While I have high respect for the exposition in this article, and by extension Mr. Vogels work that the author makes a reference to, I think it's a tad too early declare eventual consistency a clear winner. In fact, I think it's too early to declare that a there is a contest in the first place. While there seems to be some level of agreement that partition tolerance is required for real world systems consistency vs. availability is more of a continuum instead of two discrete choices. I find that in day to day work some data requires a paxos level of consistency (say a configuration file containing your inter-cluster topology) and some data can be highly inconsistent (like activity data such as 'read' status of emails).
As a side-note, I would argue that all eventual consistent systems rely on some domain knowledge about the data that makes it possible for the system to reliably merge conflicting data. Such algorithms usually have the property that they only move state in one direction, emails only move from unread to read for example.
What I'm trying hard to figure out is how Consistent, Available and Partition Tolerance map onto Intelligence, Emotional Stability and Good Looks. Do we always require Good Looks and thus end up choosing between Intelligence and Emotional Stability or ...
I happen to agree, funnily enough.
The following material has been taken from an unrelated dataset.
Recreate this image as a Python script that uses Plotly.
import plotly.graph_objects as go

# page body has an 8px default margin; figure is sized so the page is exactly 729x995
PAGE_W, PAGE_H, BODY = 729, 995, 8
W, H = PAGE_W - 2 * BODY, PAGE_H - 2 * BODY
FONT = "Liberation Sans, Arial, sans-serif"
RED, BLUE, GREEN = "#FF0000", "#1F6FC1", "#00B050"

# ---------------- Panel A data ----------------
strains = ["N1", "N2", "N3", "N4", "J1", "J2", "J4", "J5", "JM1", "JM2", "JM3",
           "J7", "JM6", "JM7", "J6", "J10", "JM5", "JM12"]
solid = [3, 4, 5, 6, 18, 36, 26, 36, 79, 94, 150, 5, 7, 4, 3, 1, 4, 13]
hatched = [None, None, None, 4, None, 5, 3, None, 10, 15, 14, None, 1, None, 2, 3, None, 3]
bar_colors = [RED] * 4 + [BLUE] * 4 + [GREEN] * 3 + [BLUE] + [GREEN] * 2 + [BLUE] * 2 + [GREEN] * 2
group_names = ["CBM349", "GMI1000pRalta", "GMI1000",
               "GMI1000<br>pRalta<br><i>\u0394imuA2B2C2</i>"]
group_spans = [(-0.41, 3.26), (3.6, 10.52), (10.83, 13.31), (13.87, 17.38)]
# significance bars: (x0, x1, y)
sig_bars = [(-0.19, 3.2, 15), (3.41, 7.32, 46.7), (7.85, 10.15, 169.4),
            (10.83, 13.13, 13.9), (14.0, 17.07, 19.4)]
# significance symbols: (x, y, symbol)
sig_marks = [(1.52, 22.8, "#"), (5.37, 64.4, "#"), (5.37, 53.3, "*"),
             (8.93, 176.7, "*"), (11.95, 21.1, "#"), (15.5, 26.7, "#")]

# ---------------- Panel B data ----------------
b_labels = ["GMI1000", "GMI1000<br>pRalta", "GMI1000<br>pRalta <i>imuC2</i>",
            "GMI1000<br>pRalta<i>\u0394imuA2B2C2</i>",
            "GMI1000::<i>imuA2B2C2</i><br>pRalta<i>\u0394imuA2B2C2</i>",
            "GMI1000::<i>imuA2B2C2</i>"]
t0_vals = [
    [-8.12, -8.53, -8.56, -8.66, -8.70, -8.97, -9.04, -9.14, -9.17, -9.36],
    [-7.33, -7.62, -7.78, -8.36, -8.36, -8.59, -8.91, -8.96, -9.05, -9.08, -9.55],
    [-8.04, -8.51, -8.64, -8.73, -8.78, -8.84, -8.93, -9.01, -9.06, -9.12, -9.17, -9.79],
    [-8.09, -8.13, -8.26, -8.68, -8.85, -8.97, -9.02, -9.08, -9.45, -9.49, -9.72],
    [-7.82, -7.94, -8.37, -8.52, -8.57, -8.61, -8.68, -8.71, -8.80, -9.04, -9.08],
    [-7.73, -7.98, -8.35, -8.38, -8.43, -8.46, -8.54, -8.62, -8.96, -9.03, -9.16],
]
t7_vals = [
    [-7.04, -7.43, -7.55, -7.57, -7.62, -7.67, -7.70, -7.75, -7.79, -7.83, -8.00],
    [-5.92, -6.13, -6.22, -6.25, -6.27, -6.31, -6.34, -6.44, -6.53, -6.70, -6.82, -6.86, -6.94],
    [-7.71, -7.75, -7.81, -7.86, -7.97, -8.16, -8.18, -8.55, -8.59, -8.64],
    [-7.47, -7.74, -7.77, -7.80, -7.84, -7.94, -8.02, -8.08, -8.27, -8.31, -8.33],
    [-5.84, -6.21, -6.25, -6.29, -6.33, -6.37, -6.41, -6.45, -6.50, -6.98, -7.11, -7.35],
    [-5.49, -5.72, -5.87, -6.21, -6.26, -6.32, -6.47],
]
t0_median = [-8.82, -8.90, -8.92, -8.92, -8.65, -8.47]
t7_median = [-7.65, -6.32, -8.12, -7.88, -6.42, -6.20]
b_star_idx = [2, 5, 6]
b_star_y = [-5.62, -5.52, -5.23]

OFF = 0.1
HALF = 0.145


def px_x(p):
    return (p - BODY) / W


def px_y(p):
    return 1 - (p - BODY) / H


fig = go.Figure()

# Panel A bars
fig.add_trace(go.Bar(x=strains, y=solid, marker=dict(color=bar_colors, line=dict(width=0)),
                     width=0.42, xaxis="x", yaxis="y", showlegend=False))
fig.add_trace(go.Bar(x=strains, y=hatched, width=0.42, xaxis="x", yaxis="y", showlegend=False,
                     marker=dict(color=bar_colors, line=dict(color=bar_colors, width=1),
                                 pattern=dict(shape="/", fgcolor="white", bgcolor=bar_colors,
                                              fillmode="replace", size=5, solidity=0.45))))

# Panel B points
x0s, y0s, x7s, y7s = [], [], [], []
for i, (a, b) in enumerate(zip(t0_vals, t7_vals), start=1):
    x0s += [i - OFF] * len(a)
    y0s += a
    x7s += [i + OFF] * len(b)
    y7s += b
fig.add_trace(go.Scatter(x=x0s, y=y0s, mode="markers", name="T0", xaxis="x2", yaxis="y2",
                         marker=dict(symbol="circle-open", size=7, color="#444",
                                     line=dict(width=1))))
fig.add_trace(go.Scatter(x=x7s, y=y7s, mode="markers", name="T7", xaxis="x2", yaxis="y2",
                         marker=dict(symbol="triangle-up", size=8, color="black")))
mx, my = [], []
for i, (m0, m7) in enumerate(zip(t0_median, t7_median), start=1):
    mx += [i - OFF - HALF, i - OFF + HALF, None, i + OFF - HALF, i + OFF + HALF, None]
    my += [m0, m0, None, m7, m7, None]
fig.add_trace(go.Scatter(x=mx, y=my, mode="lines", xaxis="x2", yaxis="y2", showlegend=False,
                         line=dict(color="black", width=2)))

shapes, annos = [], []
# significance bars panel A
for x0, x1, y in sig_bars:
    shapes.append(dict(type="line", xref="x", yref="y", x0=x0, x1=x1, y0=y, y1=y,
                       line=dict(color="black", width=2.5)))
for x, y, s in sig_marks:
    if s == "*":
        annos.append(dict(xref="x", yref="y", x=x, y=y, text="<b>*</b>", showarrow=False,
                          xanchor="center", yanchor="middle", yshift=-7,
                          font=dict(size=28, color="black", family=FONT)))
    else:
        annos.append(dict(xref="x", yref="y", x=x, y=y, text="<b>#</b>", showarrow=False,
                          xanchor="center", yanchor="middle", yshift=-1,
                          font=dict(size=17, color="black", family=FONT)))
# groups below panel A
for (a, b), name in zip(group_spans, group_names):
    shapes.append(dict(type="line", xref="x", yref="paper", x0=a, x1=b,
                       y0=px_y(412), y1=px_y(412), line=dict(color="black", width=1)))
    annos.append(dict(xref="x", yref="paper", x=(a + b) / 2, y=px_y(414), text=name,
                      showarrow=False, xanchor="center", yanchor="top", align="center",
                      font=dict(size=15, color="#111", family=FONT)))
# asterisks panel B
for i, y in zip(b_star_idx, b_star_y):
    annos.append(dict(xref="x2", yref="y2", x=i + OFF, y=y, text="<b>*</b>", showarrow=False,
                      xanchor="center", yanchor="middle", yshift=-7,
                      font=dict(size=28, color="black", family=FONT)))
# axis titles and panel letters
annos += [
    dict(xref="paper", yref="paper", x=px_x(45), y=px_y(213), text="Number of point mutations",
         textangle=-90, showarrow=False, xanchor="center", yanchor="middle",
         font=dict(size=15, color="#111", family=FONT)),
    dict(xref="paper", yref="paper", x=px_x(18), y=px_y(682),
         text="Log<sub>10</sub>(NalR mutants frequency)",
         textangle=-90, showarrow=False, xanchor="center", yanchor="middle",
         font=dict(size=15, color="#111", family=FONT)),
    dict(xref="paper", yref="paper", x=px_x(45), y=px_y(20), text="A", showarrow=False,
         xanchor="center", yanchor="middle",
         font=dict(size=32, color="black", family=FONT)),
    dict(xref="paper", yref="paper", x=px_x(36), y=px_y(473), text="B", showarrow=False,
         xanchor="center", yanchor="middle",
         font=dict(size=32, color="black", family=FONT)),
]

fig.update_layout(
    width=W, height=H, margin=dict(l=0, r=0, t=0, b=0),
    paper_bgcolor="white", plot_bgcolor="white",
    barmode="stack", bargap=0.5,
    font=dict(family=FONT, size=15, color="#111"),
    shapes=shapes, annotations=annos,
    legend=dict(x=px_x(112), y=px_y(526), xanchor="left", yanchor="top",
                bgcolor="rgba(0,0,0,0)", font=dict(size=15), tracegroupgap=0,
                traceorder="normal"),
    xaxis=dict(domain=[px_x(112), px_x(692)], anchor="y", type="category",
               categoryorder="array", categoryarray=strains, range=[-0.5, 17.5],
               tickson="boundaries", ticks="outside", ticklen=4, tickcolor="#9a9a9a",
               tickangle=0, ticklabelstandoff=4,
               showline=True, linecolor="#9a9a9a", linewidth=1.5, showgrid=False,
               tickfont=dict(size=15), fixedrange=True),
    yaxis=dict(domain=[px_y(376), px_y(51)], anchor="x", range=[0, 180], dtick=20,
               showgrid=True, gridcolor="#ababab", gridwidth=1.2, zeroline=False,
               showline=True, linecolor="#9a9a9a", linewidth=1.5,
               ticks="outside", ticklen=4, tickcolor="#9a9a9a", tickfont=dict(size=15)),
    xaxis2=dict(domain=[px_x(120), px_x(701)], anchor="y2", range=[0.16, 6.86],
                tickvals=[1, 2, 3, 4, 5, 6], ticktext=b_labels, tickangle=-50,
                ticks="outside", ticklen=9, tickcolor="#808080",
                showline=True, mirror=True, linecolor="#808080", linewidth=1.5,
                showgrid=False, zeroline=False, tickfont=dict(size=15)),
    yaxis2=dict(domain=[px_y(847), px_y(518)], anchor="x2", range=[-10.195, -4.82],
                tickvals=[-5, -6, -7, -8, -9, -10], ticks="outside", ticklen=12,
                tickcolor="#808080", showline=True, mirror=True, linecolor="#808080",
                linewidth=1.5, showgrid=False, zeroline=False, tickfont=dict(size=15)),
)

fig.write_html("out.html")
I only talked about the extreme ends of the spectrum. I suspect that C/A systems have a natural place, say, up to datacenter-sized systems. After that they founder on latency and partitions.
The big thing about Dynamo in particular isn't eventual consistency but configurable consistency. You can specify how much consistency you want and how long you will wait for it.
Great footnote. I'm undecided if I should tackle Clojure or Erlang next. Each one is excellent and interesting in its own way.
> A lot of writeups repeat a "nine nines", ie 99.9999999% reliability claim for Erlang-based Ericsson telephone switches owned by British Telecoms. This works out to 31 milliseconds of downtime per year, which hovers near the edge of measurability, not to say plausibility. I was present at a talk Armstrong gave in early 2010 during which he was asked about this. There was a little foot shuffling as he qualified it: it was actually 6 or so seconds of downtime in one device during a code update. Since BT had X devices over Y years, they calculated it as 31ms of average downtime per device per year. Or something like that. Either way it's an impressive feat.
Having done a lot of Erlang I am toying with Clojure at the moment. So far it is looking like a tool I will pull out for "big data" tasks, but I am having a real hard time resisting the urge to drop back into Erlang for big concurrency tasks. Right now my take on the two languages is that Clojure's sweet spot is as a more elegant way to take advantage of Java's SMP advantages but Erlang still wins for systems distributed across a large number of nodes (in this case it is OTP providing the win and not anything specific in Erlang that Clojure lacks, but this framework is still the best and most battle-tested thing out there for many-node systems...)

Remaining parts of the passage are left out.